EXERCISE AIM » Copy exactly the lines from the start of the material through the line with "import pandas as pd". Pictures stay out of the copy.

☆ ☆ ☆

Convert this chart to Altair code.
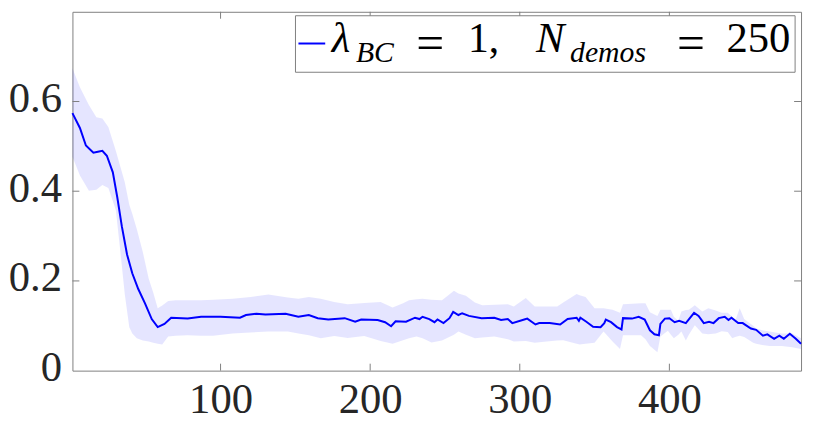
import altair as alt
import pandas as pd

# ---- data ----
x_mean = [1, 6, 10, 15, 18, 21, 24, 28, 31, 34, 37.5, 41, 45, 49.5, 54, 58, 62.5, 67, 78, 87,
          100, 113, 117, 124, 130, 143.5, 152, 159, 165, 172, 183, 190, 194, 205, 210, 214, 217,
          224, 230, 233, 235, 239.5, 243, 245, 249, 253, 255.5, 259, 261.5, 266, 274.5, 283,
          287.5, 292, 295, 303, 305, 310.5, 313, 320, 327, 332, 338, 339.5, 340.5, 344.5, 349,
          354, 356.5, 357.5, 361, 365, 368, 369, 375, 379.5, 383.5, 387, 390, 393, 394, 397, 400,
          403.5, 406.5, 411, 416.5, 419.5, 423, 426.5, 429.5, 433, 437, 439.5, 441.5, 446, 449,
          454.5, 458, 462.5, 465.5, 470, 473.5, 476.5, 480.5, 484.5, 488]
y_mean = [0.574, 0.541, 0.502, 0.486, 0.488, 0.490, 0.479, 0.442, 0.386, 0.322, 0.259, 0.217,
          0.182, 0.150, 0.115, 0.097, 0.104, 0.118, 0.116, 0.120, 0.120, 0.118, 0.124, 0.127,
          0.125, 0.127, 0.120, 0.124, 0.117, 0.114, 0.117, 0.109, 0.114, 0.113, 0.108, 0.099,
          0.110, 0.109, 0.118, 0.115, 0.120, 0.115, 0.108, 0.114, 0.106, 0.117, 0.131, 0.124,
          0.128, 0.122, 0.117, 0.118, 0.113, 0.115, 0.106, 0.114, 0.116, 0.103, 0.106, 0.106,
          0.103, 0.115, 0.118, 0.111, 0.118, 0.109, 0.098, 0.097, 0.106, 0.114, 0.108, 0.097,
          0.092, 0.117, 0.116, 0.120, 0.114, 0.090, 0.081, 0.079, 0.104, 0.116, 0.117, 0.108,
          0.111, 0.106, 0.129, 0.122, 0.106, 0.109, 0.106, 0.117, 0.120, 0.113, 0.118, 0.106,
          0.106, 0.094, 0.091, 0.078, 0.081, 0.071, 0.078, 0.071, 0.082, 0.071, 0.060]

x_band = [1, 6, 12, 17, 21, 25, 30, 33, 36, 39,
          41, 44, 48, 52, 55, 58, 61, 65, 70, 78,
          87, 95, 108, 120, 132, 145, 152, 159, 167, 176,
          185, 196, 207, 215, 222, 226, 231, 235, 241, 248,
          256, 259, 264, 270, 275, 283, 292, 296, 304, 310,
          318, 325, 329, 338, 340, 344, 350, 356, 362, 367,
          369, 375, 381, 384, 387, 392, 394, 399, 401, 403,
          406, 408, 411, 413, 417, 422, 426, 431, 435, 439,
          442, 444, 447, 450, 456, 458, 462, 467, 475, 482,
          488]
band_upper = [0.674, 0.632, 0.592, 0.565, 0.562, 0.543, 0.490, 0.455, 0.420, 0.370,
              0.350, 0.316, 0.265, 0.205, 0.174, 0.139, 0.145, 0.155, 0.157, 0.157,
              0.157, 0.158, 0.160, 0.164, 0.170, 0.163, 0.160, 0.164, 0.160, 0.153,
              0.148, 0.151, 0.153, 0.141, 0.150, 0.157, 0.159, 0.160, 0.158, 0.157,
              0.178, 0.172, 0.167, 0.152, 0.146, 0.147, 0.148, 0.143, 0.162, 0.143,
              0.143, 0.143, 0.152, 0.171, 0.168, 0.164, 0.139, 0.139, 0.136, 0.129,
              0.148, 0.149, 0.150, 0.150, 0.130, 0.122, 0.136, 0.136, 0.136, 0.120,
              0.111, 0.132, 0.135, 0.136, 0.146, 0.132, 0.139, 0.134, 0.129, 0.129,
              0.120, 0.111, 0.139, 0.115, 0.100, 0.094, 0.090, 0.087, 0.083, 0.083,
              0.072]
band_lower = [0.477, 0.435, 0.401, 0.403, 0.414, 0.407, 0.358, 0.266, 0.170, 0.097,
              0.083, 0.072, 0.067, 0.065, 0.062, 0.060, 0.058, 0.076, 0.078, 0.079,
              0.078, 0.078, 0.083, 0.085, 0.087, 0.087, 0.083, 0.079, 0.072, 0.077,
              0.073, 0.077, 0.066, 0.060, 0.068, 0.072, 0.076, 0.072, 0.063, 0.067,
              0.080, 0.087, 0.080, 0.072, 0.074, 0.076, 0.070, 0.065, 0.066, 0.062,
              0.065, 0.067, 0.068, 0.060, 0.058, 0.060, 0.062, 0.087, 0.065, 0.048,
              0.079, 0.079, 0.079, 0.070, 0.055, 0.041, 0.076, 0.089, 0.080, 0.072,
              0.080, 0.087, 0.067, 0.080, 0.101, 0.083, 0.081, 0.083, 0.088, 0.086,
              0.072, 0.075, 0.078, 0.075, 0.062, 0.060, 0.057, 0.055, 0.055, 0.052,
              0.048]

x_ticks = [100, 200, 300, 400]
y_ticks = [0, 0.2, 0.4, 0.6]
x_domain = [1, 488]
y_domain = [0, 0.8]

# ---- styling ----
W, H = 735, 362
FONT = "Liberation Serif, Times New Roman, serif"
AX = "#808080"
LBL = "#262626"
BLUE = "#0000ff"
TICK = 7

xs = alt.Scale(domain=x_domain, nice=False, zero=False)
ys = alt.Scale(domain=y_domain, nice=False)
x_axis = alt.Axis(values=x_ticks, title=None, domain=False, ticks=False, grid=False,
                  labelFont=FONT, labelFontSize=43, labelColor=LBL, labelPadding=8,
                  format="d")
y_axis = alt.Axis(values=y_ticks, title=None, domain=False, ticks=False, grid=False,
                  labelFont=FONT, labelFontSize=43, labelColor=LBL, labelPadding=11,
                  format=".1~f", labelOffset=-3)


def X(f):
    return alt.X(f, scale=xs, axis=x_axis)


def Y(f):
    return alt.Y(f, scale=ys, axis=y_axis)


mean_df = pd.DataFrame({"x": x_mean, "y": y_mean})
band_df = pd.DataFrame({"x": x_band, "lo": band_lower, "hi": band_upper})
xt_df = pd.DataFrame({"t": x_ticks})
yt_df = pd.DataFrame({"t": [v for v in y_ticks if v > 0]})
one = pd.DataFrame({"k": [0]})

band = alt.Chart(band_df).mark_area(color=BLUE, opacity=0.1).encode(
    x=X("x:Q"), y=Y("lo:Q"), y2="hi:Q")
line = alt.Chart(mean_df).mark_line(color=BLUE, strokeWidth=2).encode(
    x=X("x:Q"), y=Y("y:Q"))

tb = alt.Chart(xt_df).mark_rule(color=AX, strokeWidth=1).encode(
    x=X("t:Q"), y=alt.value(H), y2=alt.value(H - TICK))
tt = alt.Chart(xt_df).mark_rule(color=AX, strokeWidth=1).encode(
    x=X("t:Q"), y=alt.value(0), y2=alt.value(TICK))
tl = alt.Chart(yt_df).mark_rule(color=AX, strokeWidth=1).encode(
    y=Y("t:Q"), x=alt.value(0), x2=alt.value(TICK))
tr = alt.Chart(yt_df).mark_rule(color=AX, strokeWidth=1).encode(
    y=Y("t:Q"), x=alt.value(W), x2=alt.value(W - TICK))

# ---- legend (drawn in pixel space) ----
br = W - 6
bl = br - 504
bt = 4
bb = bt + 57

box = alt.Chart(one).mark_rect(fill="white", stroke=AX, strokeWidth=1).encode(
    x=alt.value(bl), x2=alt.value(br), y=alt.value(bt), y2=alt.value(bb))
leg_line = alt.Chart(one).mark_rule(color=BLUE, strokeWidth=2).encode(
    x=alt.value(bl + 3), x2=alt.value(bl + 30), y=alt.value(bt + 28))

base_y = bt + 37
sub_y = bt + 47
eq_y = bt + 29


def txt(s, x, y, size=41, italic=False, align="left", baseline="alphabetic"):
    kw = dict(font=FONT, fontSize=size, align=align, baseline=baseline, color="black")
    if italic:
        kw["fontStyle"] = "italic"
    return alt.Chart(one).mark_text(**kw).encode(
        x=alt.value(x), y=alt.value(y), text=alt.value(s))


legend_parts = [
    txt("λ", bl + 46, base_y, size=43, italic=True, align="center"),
    txt("BC", bl + 61, sub_y, size=30, italic=True),
    txt("=", bl + 136, eq_y, size=50, align="center", baseline="middle"),
    txt("1,", bl + 174, base_y, size=42),
    txt("N", bl + 257, base_y, size=43, italic=True, align="center"),
    txt("demos", bl + 277, sub_y, size=30, italic=True),
    txt("=", bl + 399, eq_y, size=50, align="center", baseline="middle"),
    txt("250", bl + 467, base_y, size=43, align="center"),
]

chart = alt.layer(band, line, tb, tt, tl, tr, box, leg_line, *legend_parts).properties(
    width=W, height=H, padding={"left": 0, "top": 1, "right": 1, "bottom": 0}
).configure_view(stroke=AX, strokeWidth=1)

chart.save("out.html", embed_options={"renderer": "svg", "actions": False})
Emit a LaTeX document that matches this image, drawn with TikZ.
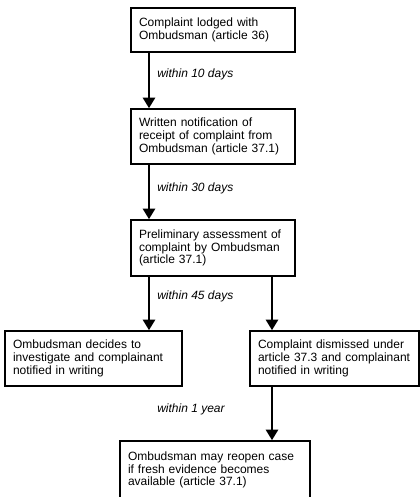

☆ ☆ ☆

TASK RESULT »
Convert this chart to Altair code.
import altair as alt
import pandas as pd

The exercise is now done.